Governors Island Announces Competition Winners
The Trust for Governors Island has named six winners in its Water Abundance Challenge. The competition called for projects that utilize water in strategies addressing the causes and consequences of climate change, and at the same time create good-paying jobs and foster healthier communities.
The winners include South Bronx-based Duro UAS, which will operate monitoring devices in the waters off Governors Island to measure data such as pH, dissolved oxygen, electrical conductivity, oxidation-reduction potential, and temperature, and Just EcoCities, a firm planning to construct a modular salt marsh system that will filter and reduce pollutants in New York Harbor.
Also tapped to participate are Laero, which will install equipment to treat grey water at Governors Island bathrooms, and Object Territories, a group that designs “intertidal objects”—geometrically shaped pieces of concrete installed at the shoreline, as seen in the photograph at right, that promote micro-habitats and mitigate storm surge.
The RETI Center will install BlueBlocks Gardens in the waters off Governors Island: modular, nature-based floating marshlands that allow marine habitat to thrive in and above the water (photograph below). And Seaweed City will build an urban seaweed farm and nursery, to restore the local marine ecosystems and cleanse nearby waterways.
Each of these groups will be given a site on Governors Island to demonstrate their projects for periods of six to 18 months, plus grants of up to $25,000 and access to a pool of additional funds to support implementation. An inaugural public Demo Day will be held in early summer.
The Water Abundance Challenge is part of the Center for Climate Solutions, a $700-million project that will combine interdisciplinary research on climate change with education in a single hub. In April 2023, the administration of Mayor Eric Adams announced that a partnership led by the State University of New York at Stony Brook had won a years-long competition to build the facility.

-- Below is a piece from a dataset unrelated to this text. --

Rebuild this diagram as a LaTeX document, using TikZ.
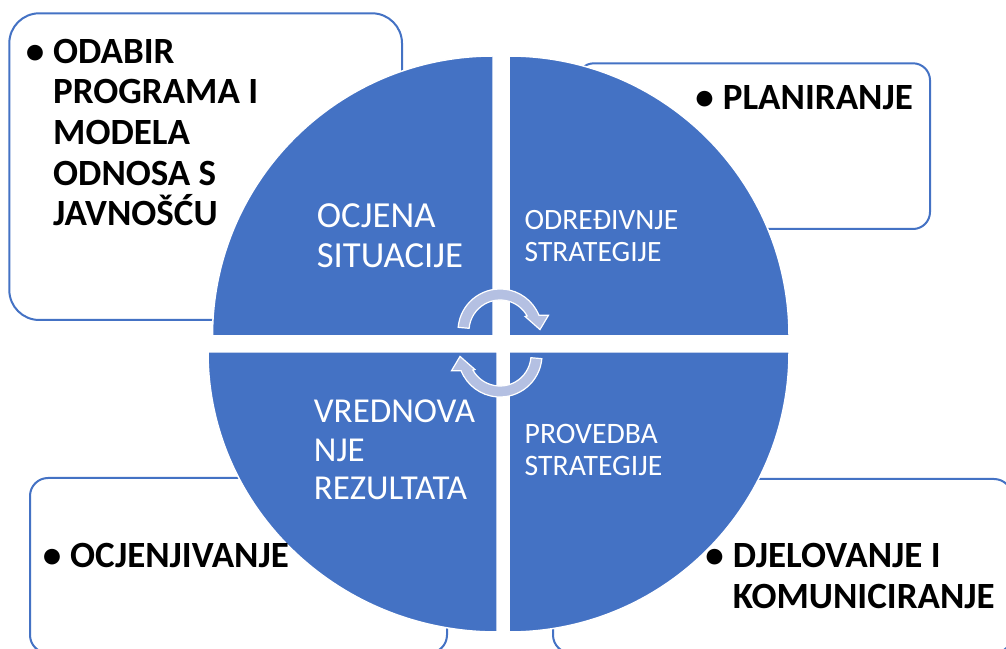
\documentclass[tikz,border=0pt]{standalone}
\usepackage{fontspec}
\setmainfont{Carlito}
\definecolor{quadblue}{HTML}{4472C4}
\definecolor{arrowfill}{HTML}{B4C0E2}

\begin{document}
\begin{tikzpicture}[x=1pt,y=1pt]
\tikzstyle{outerbox}=[draw=quadblue, line width=2pt, fill=white]
\tikzstyle{quadrant}=[fill=quadblue, draw=white, line width=1.5pt]
\tikzstyle{cyclearrow}=[fill=arrowfill, draw=white, line width=1.2pt, line join=miter]
\tikzstyle{quadtext}=[text=white, align=left, inner sep=0pt, anchor=base west]
\tikzstyle{boxtext}=[font=\fontsize{37}{40.6}\selectfont\bfseries, align=left, inner sep=0pt, anchor=base west]
\useasboundingbox (0,0) rectangle (1006,648);
\clip (0,0) rectangle (1006,648);
\draw [outerbox, rounded corners=30pt] (9.3,328) rectangle (402,634.7);
\draw [outerbox, rounded corners=17pt] (577,419) rectangle (930,584.7);
\draw [outerbox, rounded corners=18pt] (30,-5) rectangle (447,170);
\draw [outerbox, rounded corners=18pt] (553,-5) rectangle (1012,169);
\filldraw [quadrant] (493,312) -- (212.5,312) arc (180:90:280.5 and 280) -- cycle;
\filldraw [quadrant] (509,312) -- (509,592) arc (90:0:280) -- cycle;
\filldraw [quadrant] (497,296) -- (497,16) arc (270:180:289 and 280) -- cycle;
\filldraw [quadrant] (509,296) -- (789,296) arc (0:-90:280) -- cycle;
\filldraw [cyclearrow, shift={(500,317)}] (175:42) arc (175:22:42) -- (18:51) -- (2:40) -- (30:29) -- (29:31) arc (29:175:31) -- cycle;
\filldraw [cyclearrow, shift={(500,293)}, rotate=180] (175:42) arc (175:22:42) -- (18:51) -- (2:40) -- (30:29) -- (29:31) arc (29:175:31) -- cycle;
\node [quadtext, font=\fontsize{36.7}{40.5}\selectfont] (ocjena) at (316.7,380) {OCJENA\\SITUACIJE};
\node [quadtext, font=\fontsize{29.5}{32}\selectfont] (odredivanje) at (524.5,386) {ODREĐIVNJE\\STRATEGIJE};
\node [quadtext, font=\fontsize{35}{38}\selectfont] (vrednovanje) at (313.7,149) {VREDNOVA\\NJE\\REZULTATA};
\node [quadtext, font=\fontsize{29.7}{31.7}\selectfont] (provedba) at (524.5,172.3) {PROVEDBA\\STRATEGIJE};
\node [boxtext] (odabir) at (53,422.3) {\llap{•\hspace{9pt}}ODABIR\\PROGRAMA I\\MODELA\\ODNOSA S\\JAVNOŠĆU};
\node [boxtext] (planiranje) at (722.7,538.7) {\llap{•\hspace{9pt}}PLANIRANJE};
\node [boxtext] (ocjenjivanje) at (70,80.3) {\llap{•\hspace{9pt}}OCJENJIVANJE};
\node [boxtext] (djelovanje) at (732.7,39.7) {\llap{•\hspace{9pt}}DJELOVANJE I\\KOMUNICIRANJE};
\end{tikzpicture}
\end{document}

The Center for Climate Solutions’ 400,000-square-foot campus will include classrooms, laboratories, research labs, public exhibition space, student and faculty housing, university hotel rooms, and an auditorium space. More than 170,000 square feet of space will be restored within existing, historic structures such as Liggett Hall and the Fort Jay Theater. The project is slated to begin construction next year, with a projected opening date of 2028.